## Task objective
Check each line of the material. Copy those containing "this".
---*---
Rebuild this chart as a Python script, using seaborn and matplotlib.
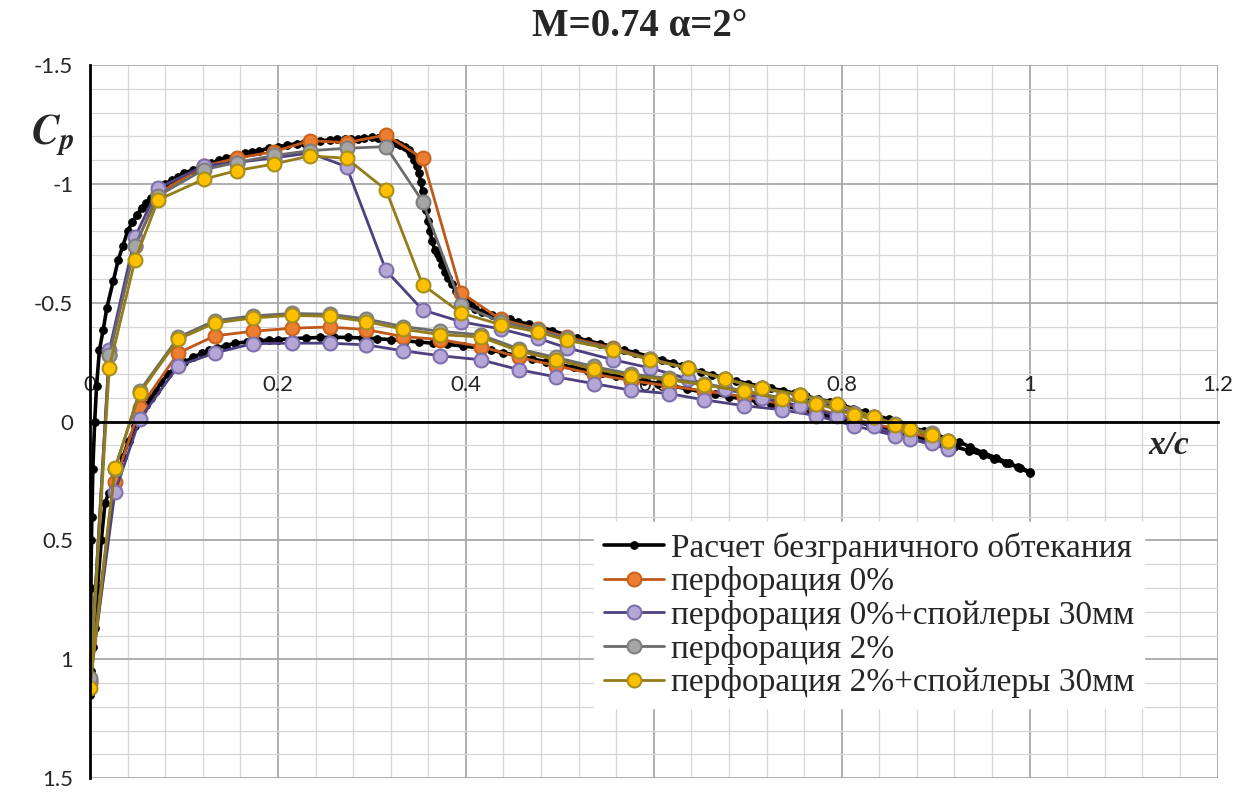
import numpy as np
import matplotlib
matplotlib.use("Agg")
import matplotlib.pyplot as plt
from matplotlib.ticker import MultipleLocator, FuncFormatter
import seaborn as sns

# ---- data (x/c, Cp) ----
# pressure ports on the upper surface (leading edge first)
x_upper = [0.0, 0.0205, 0.0478, 0.0725, 0.121, 0.156, 0.196, 0.234, 0.273, 0.315,
           0.354, 0.395, 0.437, 0.477, 0.508, 0.557, 0.596, 0.636, 0.676, 0.715,
           0.756, 0.795, 0.834, 0.873, 0.913]
# pressure ports on the lower surface
x_lower = [0.0265, 0.053, 0.094, 0.133, 0.173, 0.215, 0.255, 0.294, 0.333, 0.373,
           0.416, 0.457, 0.496, 0.536, 0.576, 0.616, 0.653, 0.696, 0.736, 0.773,
           0.813, 0.857, 0.896]

# перфорация 0%
cp_p0_upper = [1.10, -0.28, -0.737, -0.96, -1.075, -1.108, -1.136, -1.182, -1.174, -1.206,
               -1.108, -0.543, -0.43, -0.39, -0.355, -0.31, -0.265, -0.225, -0.18, -0.14,
               -0.11, -0.07, -0.02, 0.03, 0.08]
cp_p0_lower = [0.255, -0.057, -0.289, -0.361, -0.38, -0.393, -0.398, -0.387, -0.358, -0.345,
               -0.316, -0.27, -0.235, -0.2, -0.172, -0.15, -0.13, -0.105, -0.075, -0.055,
               -0.01, 0.03, 0.07]

# перфорация 0%+спойлеры 30мм
cp_p0s_upper = [1.09, -0.30, -0.776, -0.982, -1.076, -1.09, -1.11, -1.13, -1.073, -0.636,
                -0.47, -0.42, -0.39, -0.35, -0.31, -0.26, -0.226, -0.18, -0.137, -0.10,
                -0.067, -0.025, 0.02, 0.073, 0.115]
cp_p0s_lower = [0.297, -0.011, -0.235, -0.289, -0.328, -0.33, -0.33, -0.323, -0.298, -0.277,
                -0.26, -0.218, -0.188, -0.16, -0.132, -0.118, -0.092, -0.067, -0.05, -0.025,
                0.017, 0.059, 0.09]

# перфорация 2%
cp_p2_upper = [1.08, -0.28, -0.74, -0.95, -1.06, -1.09, -1.12, -1.14, -1.15, -1.157,
               -0.926, -0.492, -0.42, -0.385, -0.35, -0.305, -0.262, -0.225, -0.178, -0.14,
               -0.11, -0.072, -0.02, 0.03, 0.08]
cp_p2_lower = [0.20, -0.13, -0.355, -0.425, -0.445, -0.455, -0.452, -0.432, -0.40, -0.38,
               -0.365, -0.305, -0.27, -0.232, -0.20, -0.182, -0.16, -0.13, -0.10, -0.08,
               -0.035, 0.01, 0.05]

# перфорация 2%+спойлеры 30мм
cp_p2s_upper = [1.12, -0.226, -0.678, -0.933, -1.02, -1.056, -1.084, -1.118, -1.108, -0.975,
                -0.576, -0.457, -0.408, -0.377, -0.342, -0.303, -0.26, -0.226, -0.179, -0.141,
                -0.113, -0.076, -0.02, 0.031, 0.083]
cp_p2s_lower = [0.195, -0.12, -0.347, -0.415, -0.436, -0.447, -0.443, -0.421, -0.389, -0.366,
                -0.356, -0.296, -0.26, -0.221, -0.193, -0.176, -0.155, -0.127, -0.095, -0.076,
                -0.029, 0.013, 0.055]

# Расчет безграничного обтекания (calculation, dense points)
x_calc_upper = [0.0, 0.0005, 0.001, 0.0015, 0.002, 0.003, 0.005, 0.007, 0.010, 0.014,
                0.018, 0.0247, 0.03, 0.035, 0.04, 0.045, 0.05, 0.055, 0.06, 0.065,
                0.069, 0.075, 0.08, 0.087, 0.094, 0.1, 0.11, 0.12, 0.129, 0.137,
                0.145, 0.155, 0.165, 0.172, 0.18, 0.19, 0.2, 0.21, 0.22, 0.228,
                0.236, 0.245, 0.255, 0.263, 0.271, 0.278, 0.285, 0.292, 0.3, 0.306,
                0.312, 0.317, 0.321, 0.326, 0.33, 0.335, 0.339, 0.342, 0.345, 0.348,
                0.35, 0.352, 0.354, 0.356, 0.358, 0.36, 0.362, 0.364, 0.367, 0.37,
                0.372, 0.375, 0.378, 0.381, 0.385, 0.39, 0.396, 0.4, 0.405, 0.41,
                0.417, 0.428, 0.439, 0.447, 0.456, 0.467, 0.478, 0.492, 0.506, 0.518,
                0.53, 0.543, 0.556, 0.568, 0.58, 0.595, 0.609, 0.62, 0.63, 0.64,
                0.65, 0.662, 0.675, 0.688, 0.7, 0.712, 0.725, 0.738, 0.75, 0.762,
                0.775, 0.788, 0.8, 0.812, 0.825, 0.838, 0.85, 0.862, 0.875, 0.888,
                0.9, 0.912, 0.925, 0.937, 0.95, 0.964, 0.978, 0.99, 1.0]
cp_calc_upper = [1.15, 0.9, 0.7, 0.5, 0.4, 0.2, 0.0, -0.15, -0.3, -0.385,
                 -0.48, -0.59, -0.68, -0.74, -0.8, -0.84, -0.87, -0.9, -0.92, -0.94,
                 -0.96, -0.98, -1.0, -1.015, -1.03, -1.045, -1.06, -1.075, -1.087, -1.1,
                 -1.11, -1.12, -1.129, -1.135, -1.14, -1.15, -1.157, -1.163, -1.17, -1.174,
                 -1.178, -1.182, -1.185, -1.187, -1.188, -1.189, -1.19, -1.193, -1.196, -1.194,
                 -1.19, -1.185, -1.178, -1.172, -1.165, -1.155, -1.143, -1.125, -1.1, -1.075,
                 -1.045, -1.01, -0.97, -0.93, -0.89, -0.845, -0.8, -0.76, -0.723, -0.705,
                 -0.69, -0.66, -0.63, -0.605, -0.58, -0.55, -0.52, -0.505, -0.49, -0.475,
                 -0.46, -0.45, -0.44, -0.43, -0.42, -0.41, -0.40, -0.383, -0.366, -0.353,
                 -0.34, -0.328, -0.316, -0.303, -0.29, -0.275, -0.26, -0.248, -0.235, -0.222,
                 -0.21, -0.198, -0.185, -0.172, -0.16, -0.15, -0.14, -0.13, -0.12, -0.108,
                 -0.095, -0.083, -0.07, -0.055, -0.04, -0.025, -0.01, 0.008, 0.025, 0.04,
                 0.055, 0.07, 0.085, 0.107, 0.13, 0.152, 0.174, 0.195, 0.216]
x_calc_lower = [0.001, 0.003, 0.005, 0.008, 0.012, 0.016, 0.02, 0.026, 0.03, 0.035,
                0.041, 0.048, 0.054, 0.06, 0.065, 0.07, 0.076, 0.083, 0.09, 0.1,
                0.11, 0.119, 0.127, 0.135, 0.145, 0.154, 0.167, 0.18, 0.19, 0.2,
                0.215, 0.23, 0.245, 0.26, 0.275, 0.29, 0.305, 0.32, 0.335, 0.35,
                0.365, 0.38, 0.397, 0.414, 0.427, 0.44, 0.455, 0.47, 0.485, 0.5,
                0.515, 0.53, 0.545, 0.56, 0.575, 0.59, 0.605, 0.62, 0.635, 0.65,
                0.665, 0.68, 0.695, 0.71, 0.725, 0.74, 0.755, 0.77, 0.785, 0.8,
                0.815, 0.83, 0.845, 0.86, 0.875, 0.89, 0.905, 0.92, 0.935, 0.95,
                0.962, 0.975, 0.988, 1.0]
cp_calc_lower = [1.05, 0.95, 0.87, 0.7, 0.5, 0.342, 0.3, 0.258, 0.21, 0.15,
                 0.08, 0.02, -0.025, -0.07, -0.1, -0.13, -0.165, -0.2, -0.225, -0.25,
                 -0.27, -0.289, -0.3, -0.31, -0.32, -0.33, -0.335, -0.34, -0.343, -0.345,
                 -0.349, -0.352, -0.354, -0.355, -0.354, -0.352, -0.349, -0.345, -0.34, -0.335,
                 -0.33, -0.325, -0.318, -0.31, -0.3, -0.29, -0.278, -0.265, -0.252, -0.24,
                 -0.228, -0.215, -0.203, -0.19, -0.18, -0.17, -0.16, -0.15, -0.138, -0.125,
                 -0.115, -0.105, -0.095, -0.085, -0.075, -0.065, -0.052, -0.04, -0.027, -0.015,
                 0.0, 0.015, 0.03, 0.045, 0.06, 0.075, 0.09, 0.105, 0.122, 0.14,
                 0.157, 0.175, 0.192, 0.21]

labels = ["Расчет безграничного обтекания",
          "перфорация 0%",
          "перфорация 0%+спойлеры 30мм",
          "перфорация 2%",
          "перфорация 2%+спойлеры 30мм"]

# ---- style ----
sns.set_style("white")
plt.rcParams["font.family"] = ["Lato", "DejaVu Sans"]
plt.rcParams["axes.unicode_minus"] = False
plt.rcParams["mathtext.fontset"] = "stix"

fig = plt.figure(figsize=(12.5, 7.94), dpi=100)
ax = fig.add_axes([0.072, 0.020, 0.902, 0.898])


def loop(xu, cu, xl, cl):
    # trailing edge -> leading edge along upper, then back along lower
    return list(xu[::-1]) + list(xl), list(cu[::-1]) + list(cl)


handles = []

xs, ys = loop(x_calc_upper, cp_calc_upper, x_calc_lower, cp_calc_lower)
sns.lineplot(x=xs, y=ys, sort=False, estimator=None, ax=ax, color="black",
             linewidth=2.6, marker="o", markersize=5.5, markerfacecolor="black",
             markeredgecolor="black", legend=False)
handles.append(ax.lines[-1])

series = [
    (cp_p0_upper, cp_p0_lower, "#C0581A", "#ED7D31", "#C8641E"),
    (cp_p0s_upper, cp_p0s_lower, "#4E3F80", "#B4A7D6", "#7E70AE"),
    (cp_p2_upper, cp_p2_lower, "#6B6B6B", "#A5A5A5", "#7F7F7F"),
    (cp_p2s_upper, cp_p2s_lower, "#927C1C", "#FFC000", "#A8901E"),
]
for cu, cl, lc, fc, ec in series:
    xs, ys = loop(x_upper, cu, x_lower, cl)
    sns.lineplot(x=xs, y=ys, sort=False, estimator=None, ax=ax, color=lc,
                 linewidth=2.0, marker="o", markersize=10, markerfacecolor=fc,
                 markeredgecolor=ec, markeredgewidth=1.5, legend=False)
    handles.append(ax.lines[-1])

# ---- axes ----
ax.set_xlim(0, 1.2)
ax.set_ylim(1.5, -1.5)
ax.xaxis.set_major_locator(MultipleLocator(0.2))
ax.xaxis.set_minor_locator(MultipleLocator(0.04))
ax.yaxis.set_major_locator(MultipleLocator(0.5))
ax.yaxis.set_minor_locator(MultipleLocator(0.1))
ax.grid(which="major", color="#A8A8A8", linewidth=1.3)
ax.grid(which="minor", color="#D6D6D6", linewidth=0.9)
ax.set_axisbelow(True)

fmt = FuncFormatter(lambda v, p: f"{v:g}")
ax.xaxis.set_major_formatter(fmt)
ax.yaxis.set_major_formatter(fmt)

for side in ["right", "bottom"]:
    ax.spines[side].set_visible(False)
ax.spines["left"].set_color("black")
ax.spines["left"].set_linewidth(2.0)
ax.spines["top"].set_position(("data", 0))
ax.spines["top"].set_color("black")
ax.spines["top"].set_linewidth(2.0)
ax.xaxis.set_ticks_position("top")
ax.tick_params(axis="x", which="both", length=0, pad=19, labelsize=16)
ax.tick_params(axis="y", which="both", length=0, pad=12, labelsize=16)
ax.set_xlabel("")
ax.set_ylabel("")

ax.text(-0.033, 0.902, r"$\mathbfit{C}_{\mathbfit{p}}$", transform=ax.transAxes,
        fontsize=30, ha="center", va="center")
ax.text(0.957, 0.466, "x/c", transform=ax.transAxes, fontsize=24,
        family="Liberation Serif", weight="bold", style="italic",
        ha="center", va="center")

fig.text(0.512, 0.966, "M=0.74 α=2°", fontsize=28, family="Liberation Serif",
         weight="bold", ha="center", va="center")

leg = ax.legend(handles, labels, loc="lower right", bbox_to_anchor=(0.935, 0.098),
                frameon=True, fancybox=False, framealpha=1.0, facecolor="white",
                edgecolor="white", borderaxespad=0, handlelength=1.8,
                handletextpad=0.2, labelspacing=0.08, borderpad=0.3,
                prop={"family": "Liberation Serif", "size": 24})

fig.savefig("out.png", dpi=100)
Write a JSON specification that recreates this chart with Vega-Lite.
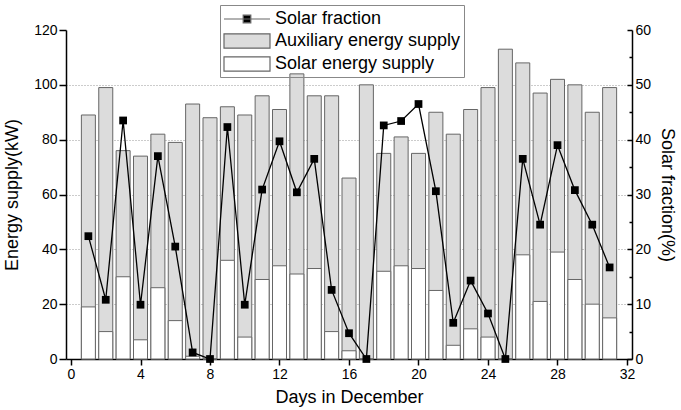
{
  "$schema": "https://vega.github.io/schema/vega-lite/v6.json",
  "width": 566,
  "height": 329,
  "autosize": {"type": "none"},
  "padding": {"left": 66, "top": 30, "right": 49, "bottom": 51},
  "background": "white",
  "config": {
    "font": "Liberation Sans",
    "view": {"stroke": null},
    "axis": {
      "domainColor": "black",
      "domainWidth": 1.5,
      "tickColor": "black",
      "tickWidth": 1.5,
      "labelColor": "black",
      "labelFontSize": 14,
      "labelFont": "Liberation Sans",
      "titleFont": "Liberation Sans",
      "titleFontSize": 18,
      "titleFontWeight": "normal",
      "titleColor": "black"
    }
  },
  "data": {
    "values": [
      {"day": 1, "total": 89, "solar": 19, "fraction": 22.4},
      {"day": 2, "total": 99, "solar": 10, "fraction": 10.8},
      {"day": 3, "total": 76, "solar": 30, "fraction": 43.5},
      {"day": 4, "total": 74, "solar": 7, "fraction": 9.9},
      {"day": 5, "total": 82, "solar": 26, "fraction": 37.0},
      {"day": 6, "total": 79, "solar": 14, "fraction": 20.5},
      {"day": 7, "total": 93, "solar": 1, "fraction": 1.2},
      {"day": 8, "total": 88, "solar": 0, "fraction": 0},
      {"day": 9, "total": 92, "solar": 36, "fraction": 42.3},
      {"day": 10, "total": 89, "solar": 8, "fraction": 9.9},
      {"day": 11, "total": 96, "solar": 29, "fraction": 30.9},
      {"day": 12, "total": 91, "solar": 34, "fraction": 39.7},
      {"day": 13, "total": 104, "solar": 31, "fraction": 30.4},
      {"day": 14, "total": 96, "solar": 33, "fraction": 36.5},
      {"day": 15, "total": 96, "solar": 10, "fraction": 12.6},
      {"day": 16, "total": 66, "solar": 3, "fraction": 4.7},
      {"day": 17, "total": 100, "solar": 0, "fraction": 0},
      {"day": 18, "total": 75, "solar": 32, "fraction": 42.6},
      {"day": 19, "total": 81, "solar": 34, "fraction": 43.4},
      {"day": 20, "total": 75, "solar": 33, "fraction": 46.5},
      {"day": 21, "total": 90, "solar": 25, "fraction": 30.6},
      {"day": 22, "total": 82, "solar": 5, "fraction": 6.6},
      {"day": 23, "total": 91, "solar": 11, "fraction": 14.3},
      {"day": 24, "total": 99, "solar": 8, "fraction": 8.3},
      {"day": 25, "total": 113, "solar": 0, "fraction": 0},
      {"day": 26, "total": 108, "solar": 38, "fraction": 36.5},
      {"day": 27, "total": 97, "solar": 21, "fraction": 24.5},
      {"day": 28, "total": 102, "solar": 39, "fraction": 39.0},
      {"day": 29, "total": 100, "solar": 29, "fraction": 30.8},
      {"day": 30, "total": 90, "solar": 20, "fraction": 24.5},
      {"day": 31, "total": 99, "solar": 15, "fraction": 16.7}
    ]
  },
  "layer": [
    {
      "layer": [
        {
          "mark": {"type": "bar", "size": 14, "stroke": "#666666", "strokeWidth": 1},
          "encoding": {
            "x": {
              "field": "day",
              "type": "quantitative",
              "scale": {"domain": [0, 32], "nice": false, "zero": false},
              "axis": {
                "title": "Days in December",
                "values": [0,1,2,3,4,5,6,7,8,9,10,11,12,13,14,15,16,17,18,19,20,21,22,23,24,25,26,27,28,29,30,31,32],
                "labelExpr": "datum.value % 2 === 0 ? datum.label : ''",
                "labelOverlap": false,
                "labelFlush": false,
                "grid": false,
                "tickSize": {"condition": {"test": "datum.value % 2 === 0", "value": 6}, "value": 3},
                "labelPadding": 2,
                "titlePadding": 7
              }
            },
            "y": {
              "field": "total",
              "type": "quantitative",
              "scale": {"domain": [0, 120], "nice": false},
              "axis": {
                "title": "Energy supply(kW)",
                "values": [0,10,20,30,40,50,60,70,80,90,100,110,120],
                "labelExpr": "datum.value % 20 === 0 ? datum.label : ''",
                "labelOverlap": false,
                "tickSize": {"condition": {"test": "datum.value % 20 === 0", "value": 7}, "value": 3},
                "grid": true,
                "gridColor": "#999999",
                "gridDash": [1, 2],
                "gridWidth": 1,
                "gridOpacity": {"condition": {"test": "datum.value % 20 === 0 && datum.value > 0 && datum.value < 120", "value": 1}, "value": 0},
                "labelPadding": 2,
                "titlePadding": 12
              }
            },
            "fill": {
              "datum": "Auxiliary energy supply",
              "type": "nominal",
              "scale": {
                "domain": ["Solar fraction", "Auxiliary energy supply", "Solar energy supply"],
                "range": ["black", "#dcdcdc", "white"]
              },
              "legend": {
                "orient": "none",
                "legendX": 154,
                "legendY": -25,
                "title": null,
                "strokeColor": "#888888",
                "padding": 3,
                "labelFontSize": 18,
                "labelFont": "Liberation Sans",
                "labelColor": "black",
                "labelLimit": 400,
                "symbolSize": 400,
                "symbolOffset": 13,
                "labelOffset": 17,
                "rowPadding": 2,
                "symbolType": {"expr": "datum.value === 'Solar fraction' ? 'M-2.3,0H2.3M-0.38,-0.38H0.38V0.38H-0.38Z' : 'M-2.3,-0.72H2.3V0.72H-2.3Z'"},
                "symbolStrokeColor": {"expr": "datum.value === 'Solar fraction' ? 'black' : '#666666'"},
                "symbolStrokeWidth": 1.2
              }
            }
          }
        },
        {
          "mark": {"type": "bar", "size": 14, "stroke": "#666666", "strokeWidth": 1},
          "encoding": {
            "x": {"field": "day", "type": "quantitative"},
            "y": {"field": "solar", "type": "quantitative"},
            "fill": {"datum": "Solar energy supply", "type": "nominal"}
          }
        }
      ]
    },
    {
      "mark": {
        "type": "line",
        "color": "black",
        "strokeWidth": 1.3,
        "clip": false,
        "point": {"shape": "square", "size": 60, "filled": true, "color": "black", "opacity": 1}
      },
      "encoding": {
        "x": {"field": "day", "type": "quantitative"},
        "y": {
          "field": "fraction",
          "type": "quantitative",
          "scale": {"domain": [0, 60], "nice": false},
          "axis": {
            "orient": "right",
            "title": "Solar fraction(%)",
            "values": [0,5,10,15,20,25,30,35,40,45,50,55,60],
            "labelExpr": "datum.value % 10 === 0 ? datum.label : ''",
            "labelOverlap": false,
            "grid": false,
            "tickSize": {"condition": {"test": "datum.value % 10 === 0", "value": -5}, "value": -3},
            "labelPadding": 8,
            "titlePadding": 7
          }
        }
      }
    }
  ],
  "resolve": {"scale": {"y": "independent"}}
}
---*---
## Finished exercise
Rebuild this chart as a Python script, using seaborn and matplotlib.
Write a JSON specification that recreates this chart with Vega-Lite.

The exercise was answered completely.